As I sit down to write this blog post, I have no idea where it will lead. None whatsoever. I've come up with a couple of ideas, most of them feeble attempts to get out of writing the thing, but none of them have really spoken to me. None of them have said, "Yes, Jason, I'm the idea you should run with today."
It's not a happy place for me as a blogger, yet it's one I find myself in all too often when I'm composing or writing fiction, and for some reason there, it doesn't faze me. I can be standing in the dark without so much as a lamp, and if it's a piece of music or a novel, I have no problem blindly fumbling my way forward until I get to something that looks familiar or interesting, then it's off to the races.
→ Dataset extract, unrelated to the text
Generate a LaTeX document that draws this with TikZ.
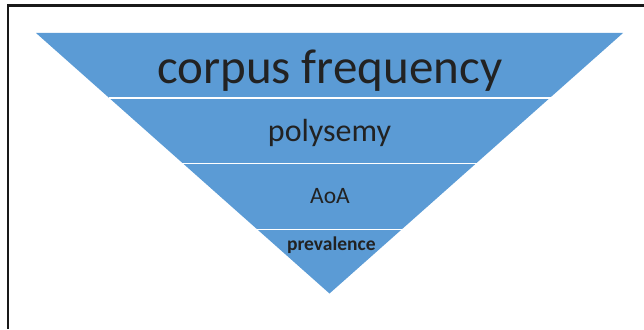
\documentclass[tikz,border=0pt]{standalone}
\usepackage{fontspec}
\setmainfont{Carlito}
\usepackage{tikz}
\usetikzlibrary{positioning}
\definecolor{tierblue}{HTML}{5B9BD5}
\definecolor{inkgray}{HTML}{222222}

\begin{document}
\begin{tikzpicture}[x=1pt, y=-1pt,
  tier/.style={fill=tierblue, draw=none},
  divider/.style={white, line width=1.6pt},
  tiertext/.style={anchor=base, text=inkgray, inner sep=0pt},
  border/.style={line width=2.2pt, draw=black!90}
]
  \useasboundingbox (0,0) rectangle (644,329);

  %--- Frame ---
  \draw[border] (644,5.5) -- (8,5.5) -- (8,329);

  %--- Inverted triangle ---
  \coordinate (tl) at (36,33);
  \coordinate (tr) at (623,33);
  \coordinate (tip) at (329.5,293.5);
  \fill[tier] (tl) -- (tr) -- (tip) -- cycle;

  % Dividers between tiers
  \draw[divider] (108.5,98) -- (550.5,98);
  \draw[divider] (182,163.5) -- (477,163.5);
  \draw[divider] (256.5,229.5) -- (402.5,229.5);

  %--- Tier labels ---
  \node[tiertext, font=\fontsize{49}{55}\selectfont] (freq) at (329.7,83) {corpus frequency};
  \node[tiertext, font=\fontsize{32}{38}\selectfont] (poly) at (329.5,141.5) {polysemy};
  \node[tiertext, font=\fontsize{23.5}{28}\selectfont] (aoa) at (330,203) {AoA};
  \node[tiertext, font=\fontsize{19.5}{23}\selectfont\bfseries] (prev) at (331.3,250.5) {prevalence};

\end{tikzpicture}
\end{document}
For us Creatives, this is our lot in life. We go to start a new project, and we're immediately faced with the prospect that there are infinite projects out there we could begin, and we have to fumble around until we decide which project to choose.
Even then, with our germ of an idea, there's the conundrum of how to proceed. At this point, we may have a pinprick of light, but we can see none of the paths that branch off from where we are. We have to start down one path to see where it leads, and if it's not the path for us, we backtrack to the beginning and choose another path.
The paths have pitfalls, ones we don't realize until we're on top of them or, as frequently happens, in them. And how did we end up in these huge pits in the path? We were blindly fumbling along, in the dark, trying to make our way.
This is pretty much part and parcel of how every composition project I've ever written has gone. This fear and fumbling isn't so bad when I'm just writing a piece to see if I can. Fortunately, however, I'm starting to get to the place where people are asking for specific pieces from me -- a publisher wants a set of arrangements for twelve bells, or a church wants to commission a piece in memory of a ringer -- and I have to tell them, "Yes, sure, I can do that," long before I've ever started looking for the path. In that case, I can't just blindly follow the path -- I have to blindly trust that when the time comes to find the start of the path, I'll be able to do so.
Yet isn't this really a metaphor for life? We go through life day after day, hoping we're doing the right thing, heading in the right direction. Some days we move farther down the path; other days we stray or even backtrack. We learn from our mistakes and so make fewer of them in the future. Some days the fog lifts and we may see how the path leads for miles; other days the fog closes in so closely we can't even see where our next step will land.
And what do we do? We keep moving, because standing still simply isn't an option. We keep moving, keep walking, keep creating, keep living, and hope that, in the end, we've made something worth our time and effort.